El pasado día 15 junto con mi compañero Antonio Ángel P. Ballester estuve dinamizando en Enae un networking algo especial para 120 alumnos internacionales provenientes de diversos estudios de posgrado y varios países americanos.

Dividimos la jornada en distintas actividades cuyo objetivo era incentivar el intercambio de experiencias y opiniones sobre sus áreas de interés, tomar conciencia y reflexionar acerca de los pasos a abordar una vez finalizada la formación reglada y sobre la meta que desean plantearse… todo ello fuera de su entorno académico habitual y de una manera lúdica.

En mi caso, la actividad que desarrollé con los diferentes grupos se centró en reflexionar acerca de la figura del emprendedor y su relación con la del empresario y el intraemprendedor.

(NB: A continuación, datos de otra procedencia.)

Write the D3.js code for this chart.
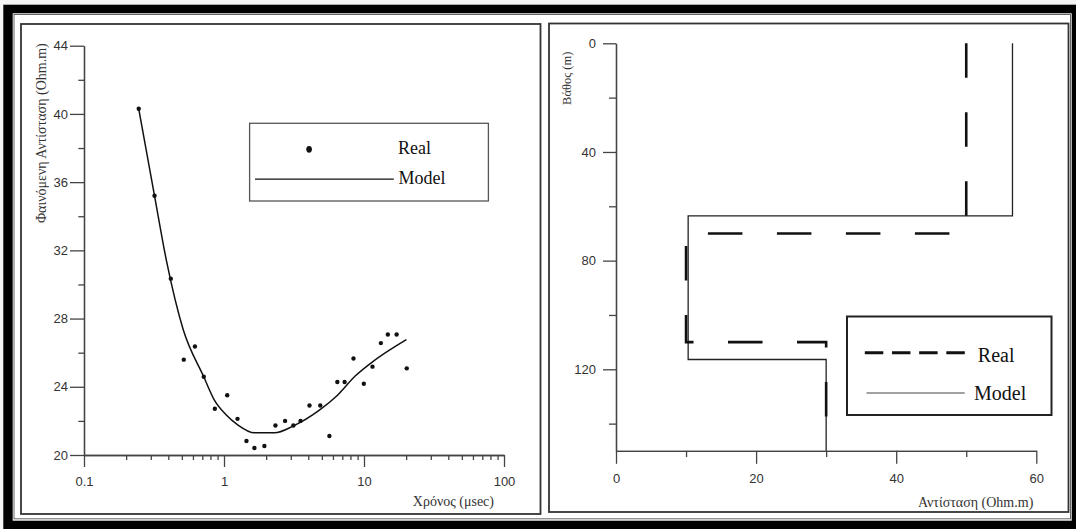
<!DOCTYPE html>
<html>
<head>
<meta charset="utf-8">
<script src="https://cdn.jsdelivr.net/npm/d3@7"></script>
<style>
html,body{margin:0;padding:0;background:#f4f4f4;}
svg{display:block;}
</style>
</head>
<body>
<svg id="chart" width="1076" height="529"></svg>
<script>
// ---------- DATA ----------
// Left chart: apparent resistivity vs time
const timeReal = [0.246,0.319,0.417,0.516,0.620,0.717,0.860,1.054,1.249,1.447,1.649,1.943,2.33,2.73,3.13,3.52,4.08,4.87,5.66,6.45,7.27,8.41,9.97,11.5,13.2,14.8,17.1,20.2];
const rhoReal  = [40.3,35.2,30.34,25.59,26.36,24.59,22.71,23.50,22.12,20.82,20.41,20.53,21.73,22.00,21.73,22.00,22.90,22.90,21.11,24.28,24.28,25.66,24.18,25.18,26.56,27.07,27.07,25.08];
const timeModel = [0.246,0.319,0.389,0.511,0.713,0.86,1.034,1.253,1.649,2.30,3.11,4.88,6.38,8.65,11.7,14.8,20.1];
const rhoModel  = [40.3,35.2,31.35,27.36,24.63,23.17,22.36,21.77,21.30,21.30,21.69,22.67,23.46,24.63,25.51,26.09,26.77];
const leftYMajor = [20,24,28,32,36,40,44];
const leftYMinor = [22,26,30,34,38,42];
const leftXMajor = [0.1,1,10,100];
const leftXMinor = [0.2,0.3,0.4,0.5,0.6,0.7,0.8,0.9,2,3,4,5,6,7,8,9,20,30,40,50,60,70,80,90];

// Right chart: resistivity vs depth (layered)
const resReal    = [50,50,10,10,30,30];
const depthReal  = [0,70,70,110,110,150];
const resModel   = [56.6,56.6,10.3,10.3,30,30];
const depthModel = [0,63.5,63.5,116.4,116.4,150];
const rightYMajor = [0,40,80,120];
const rightYMinor = [20,60,100,140];
const rightXMajor = [0,20,40,60];
const rightXMinor = [10,30,50];

const legendLabels = ["Real","Model"];
const leftTitles = {y:"Φαινόμενη Αντίσταση (Ohm.m)", x:"Χρόνος (μsec)"};
const rightTitles = {y:"Βάθος (m)", x:"Αντίσταση (Ohm.m)"};

// ---------- DRAW ----------
const svg = d3.select("#chart");
const SERIF = "'Liberation Serif','Times New Roman',serif";
const SANS = "'Liberation Sans',Arial,sans-serif";

// outer black frame
svg.append("rect").attr("x",3.3).attr("y",4.7).attr("width",1076-3.3).attr("height",529-4.7).attr("fill","#000");
svg.append("rect").attr("x",12.7).attr("y",13.3).attr("width",1071.7-12.7).attr("height",520.7-13.3).attr("fill","#fff");
svg.append("rect").attr("x",14).attr("y",14.5).attr("width",1070.5-14).attr("height",518.8-14.5)
  .attr("fill","none").attr("stroke","#666").attr("stroke-width",1);

// panels
svg.append("rect").attr("x",21).attr("y",24).attr("width",540.5-21).attr("height",514-24)
  .attr("fill","#fff").attr("stroke","#333").attr("stroke-width",1.8);
svg.append("rect").attr("x",549).attr("y",23.5).attr("width",1068.5-549).attr("height",512-23.5)
  .attr("fill","#fff").attr("stroke","#333").attr("stroke-width",1.8);

function styleAxis(g){
  g.attr("font-family",null);
  g.selectAll("path.domain").attr("stroke","#444").attr("stroke-width",1.3);
  g.selectAll(".tick line").attr("stroke","#444").attr("stroke-width",1.3);
  g.selectAll(".tick text").attr("fill","#333").style("font-family",SANS).style("font-size","13px");
}

// ===== LEFT CHART =====
const xL = d3.scaleLog().domain([0.1,100]).range([84,504]);
const yL = d3.scaleLinear().domain([20,44]).range([455,45.7]);

const gLx = svg.append("g").attr("transform","translate(0,455)")
  .call(d3.axisBottom(xL).tickValues(leftXMajor).tickFormat(d=>String(d)).tickSize(12).tickSizeOuter(0).tickPadding(10));
styleAxis(gLx);
const gLxm = svg.append("g").attr("transform","translate(0,455)")
  .call(d3.axisBottom(xL).tickValues(leftXMinor).tickFormat("").tickSize(5).tickSizeOuter(0));
styleAxis(gLxm);
const gLy = svg.append("g").attr("transform","translate(84,0)")
  .call(d3.axisLeft(yL).tickValues(leftYMajor).tickSize(14).tickSizeOuter(0).tickPadding(2));
styleAxis(gLy);
const gLym = svg.append("g").attr("transform","translate(84,0)")
  .call(d3.axisLeft(yL).tickValues(leftYMinor).tickFormat("").tickSize(5.7).tickSizeOuter(0));
styleAxis(gLym);

svg.append("text").attr("transform","translate(45.5,43.3) rotate(-90)")
  .attr("text-anchor","end").style("font-family",SERIF).style("font-size","14px").attr("fill","#333")
  .text(leftTitles.y);
svg.append("text").attr("x",494).attr("y",506).attr("text-anchor","end")
  .style("font-family",SERIF).style("font-size","14px").attr("fill","#333").text(leftTitles.x);

const modelPts = timeModel.map((t,i)=>[t,rhoModel[i]]);
svg.append("path").datum(modelPts)
  .attr("d", d3.line().x(d=>xL(d[0])).y(d=>yL(d[1])).curve(d3.curveMonotoneX))
  .attr("fill","none").attr("stroke","#111").attr("stroke-width",1.5);

const realPts = timeReal.map((t,i)=>[t,rhoReal[i]]);
svg.append("g").selectAll("circle").data(realPts).join("circle")
  .attr("cx",d=>xL(d[0])).attr("cy",d=>yL(d[1])).attr("r",2.2).attr("fill","#111");

// left legend
svg.append("rect").attr("x",249.6).attr("y",123.3).attr("width",238.8).attr("height",77.7)
  .attr("fill","#fff").attr("stroke","#555").attr("stroke-width",1.3);
svg.append("ellipse").attr("cx",309.1).attr("cy",149.3).attr("rx",2.8).attr("ry",3.4).attr("fill","#111");
svg.append("text").attr("x",397.9).attr("y",154.4).style("font-family",SERIF).style("font-size","18px")
  .attr("fill","#111").text(legendLabels[0]);
svg.append("line").attr("x1",255).attr("x2",393.8).attr("y1",179.1).attr("y2",179.1)
  .attr("stroke","#111").attr("stroke-width",1.3);
svg.append("text").attr("x",398.6).attr("y",183.6).style("font-family",SERIF).style("font-size","18px")
  .attr("fill","#111").text(legendLabels[1]);

// ===== RIGHT CHART =====
const xR = d3.scaleLinear().domain([0,60]).range([616,1036.3]);
const yR = d3.scaleLinear().domain([0,150]).range([43.3,450.8]);

const gRx = svg.append("g").attr("transform","translate(0,450.8)")
  .call(d3.axisBottom(xR).tickValues(rightXMajor).tickSize(13).tickSizeOuter(0).tickPadding(10));
styleAxis(gRx);
const gRxm = svg.append("g").attr("transform","translate(0,450.8)")
  .call(d3.axisBottom(xR).tickValues(rightXMinor).tickFormat("").tickSize(6.3).tickSizeOuter(0));
styleAxis(gRxm);
const gRy = svg.append("g").attr("transform","translate(616,0)")
  .call(d3.axisLeft(yR).tickValues(rightYMajor).tickSize(13).tickSizeOuter(0).tickPadding(7));
styleAxis(gRy);
const gRym = svg.append("g").attr("transform","translate(616,0)")
  .call(d3.axisLeft(yR).tickValues(rightYMinor).tickFormat("").tickSize(7).tickSizeOuter(0));
styleAxis(gRym);

svg.append("text").attr("transform","translate(571,51.7) rotate(-90)")
  .attr("text-anchor","end").style("font-family",SERIF).style("font-size","12.5px").attr("fill","#333")
  .text(rightTitles.y);
svg.append("text").attr("x",1033.3).attr("y",506.5).attr("text-anchor","end")
  .style("font-family",SERIF).style("font-size","14px").attr("fill","#333").text(rightTitles.x);

const stepLine = d3.line().x(d=>xR(d[0])).y(d=>yR(d[1]));
svg.append("path").datum(resModel.map((r,i)=>[r,depthModel[i]]))
  .attr("d",stepLine).attr("fill","none").attr("stroke","#222").attr("stroke-width",1.3);
svg.append("path").datum(resReal.map((r,i)=>[r,depthReal[i]]))
  .attr("d",stepLine).attr("fill","none").attr("stroke","#111").attr("stroke-width",2.6)
  .attr("stroke-dasharray","34.5,34.5");

// right legend
svg.append("rect").attr("x",847).attr("y",316.5).attr("width",204.5).attr("height",98.5)
  .attr("fill","#fff").attr("stroke","#222").attr("stroke-width",2);
svg.append("line").attr("x1",864.8).attr("x2",964.8).attr("y1",352.8).attr("y2",352.8)
  .attr("stroke","#111").attr("stroke-width",3).attr("stroke-dasharray","18.5,8.67");
svg.append("text").attr("x",977.8).attr("y",362.3).style("font-family",SERIF).style("font-size","20px")
  .attr("fill","#111").text(legendLabels[0]);
svg.append("line").attr("x1",866.5).attr("x2",964.7).attr("y1",393).attr("y2",393)
  .attr("stroke","#444").attr("stroke-width",1.2);
svg.append("text").attr("x",974).attr("y",399.5).style("font-family",SERIF).style("font-size","20px")
  .attr("fill","#111").text(legendLabels[1]);
</script>
</body>
</html>
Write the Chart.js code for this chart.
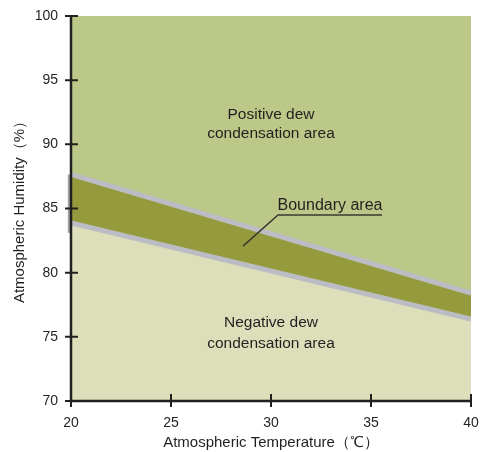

Desde hace algún tiempo no hay día que no nos despertemos con alguna noticia relacionada con los emprendedores, dando la impresión que son la solución para todos los problemas que afrontamos en el mundo empresarial. Ser emprendedor está de moda.

Pero para serlo, ¿es imprescindible montar una empresa? ¿Cuando se deja de ser emprendedor para pasar a ser considerado un empresario? ¿Con 10 trabajadores, 100, 1.000?

Desde mi punto de vista, ser emprendedor es una actitud vital, una forma de afrontar los problemas y buscar soluciones innovadoras, de concebir proyectos e intentar llevarlos a cabo.

Así pues, uno puede ser emprendedor toda su vida, aunque su «forma jurídica» sea la del autónomo, empresario con 100 trabajadores a su cargo o la de trabajador por cuenta ajena, siempre que no abandone su «espíritu» emprendedor.

Este planteamiento incorpora la figura de los intraemprendedores,

aquellos trabajadores que, perteneciendo a una organización de la que no son propietarios, lideran iniciativas innovadoras, asumen retos, visualizan nuevos proyectos… aun cuando es posible que nunca lleguen a crear su propia empresa.

Me gusta hablar de personas emprendedoras, simplemente.

Y creo que es este tipo de actitud, la actitud emprendedora, esta forma de ver al vida profesional, la que debemos incentivar, independientemente de quien sea el propietario de la razón social en la que se vea inmersa.